In some of his political writing, Wilde sounds like he’s writing for contemporary readers. Writing in 1891, Wilde laments the very things that burden so many of us today.

“With us, Thought is degraded by its constant association with practice… Each of the professions means a prejudice. The necessity for a career forces every one to take sides. We live in the age of the overworked, and the undereducated; the age in which people are so industrious that they become absolutely stupid. And, harsh though it may sound, I cannot help saying that such people deserve their doom. The sure way of knowing nothing about life is to try to make oneself useful.”

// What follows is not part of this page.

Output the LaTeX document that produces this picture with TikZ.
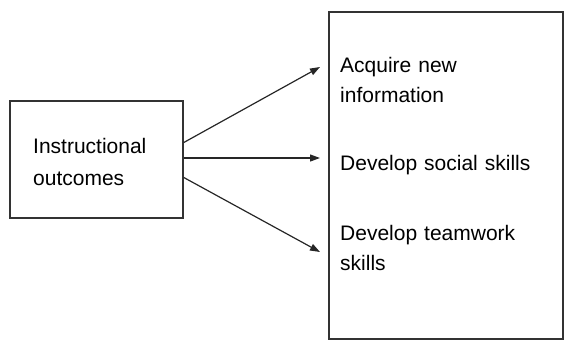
\documentclass[tikz,border=0pt]{standalone}
\usepackage{fontspec}
\setmainfont{Liberation Sans}
\usetikzlibrary{arrows.meta}

\tikzset{
  frame/.style={draw=black!80, line width=1.6pt, inner sep=0pt},
  txt/.style={inner sep=0pt, anchor=base west, text width=#1, align=left,
    font=\fontsize{21}{30}\selectfont},
  link/.style={draw=black!85, line width=1.2pt, -{Triangle[length=10pt,width=7pt]}}
}

\begin{document}
\begin{tikzpicture}[x=1pt, y=-1pt]
      \useasboundingbox (0,0) rectangle (564,340);

        \node[frame, minimum width=173pt, minimum height=117pt] (outbox) at (96.5,159.5) {};
        \node[frame, minimum width=234pt, minimum height=327pt] (skillbox) at (446,175.5) {};

        \node[txt=140pt, font=\fontsize{21}{32}\selectfont] (outtxt) at (33,153) {Instructional\\outcomes};

        \node[txt=200pt] (acq) at (340,72) {Acquire new\\information};
        \node[txt=200pt] (soc) at (340,170) {Develop social skills};
        \node[txt=200pt] (team) at (340,240) {Develop teamwork\\skills};

        \coordinate (acqend) at (320,67);
        \coordinate (socend) at (320,158);
        \coordinate (teamend) at (320,252);

        \draw[link] ([yshift=17pt]outbox.east) -- (acqend);
        \draw[link] ([yshift=1.5pt]outbox.east) -- (socend);
        \draw[link] ([yshift=-18pt]outbox.east) -- (teamend);
      \end{tikzpicture}
\end{document}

Reading Wilde’s political essays is a refreshing exercise. The 21st century has brought us full circle, it seems, with the 19th, in so many ways: the resurgence of tyranny and efforts to limit democracy; the resurgence of dramatic income inequality and poverty on a national as well as global scale.

At such a time, Wilde offers us an important reminder of virtues we as a society may have for a time lost: the need to strive for Utopias; the inevitability of socialism if our world is to survive; the need to reinvigorate humanity’s spirit of rebelliousness and disobedience, and to challenge, not accept, the injustices and inequalities we see all around us.

The world needs Oscar Wilde and his daring, beautiful ideas today more than ever.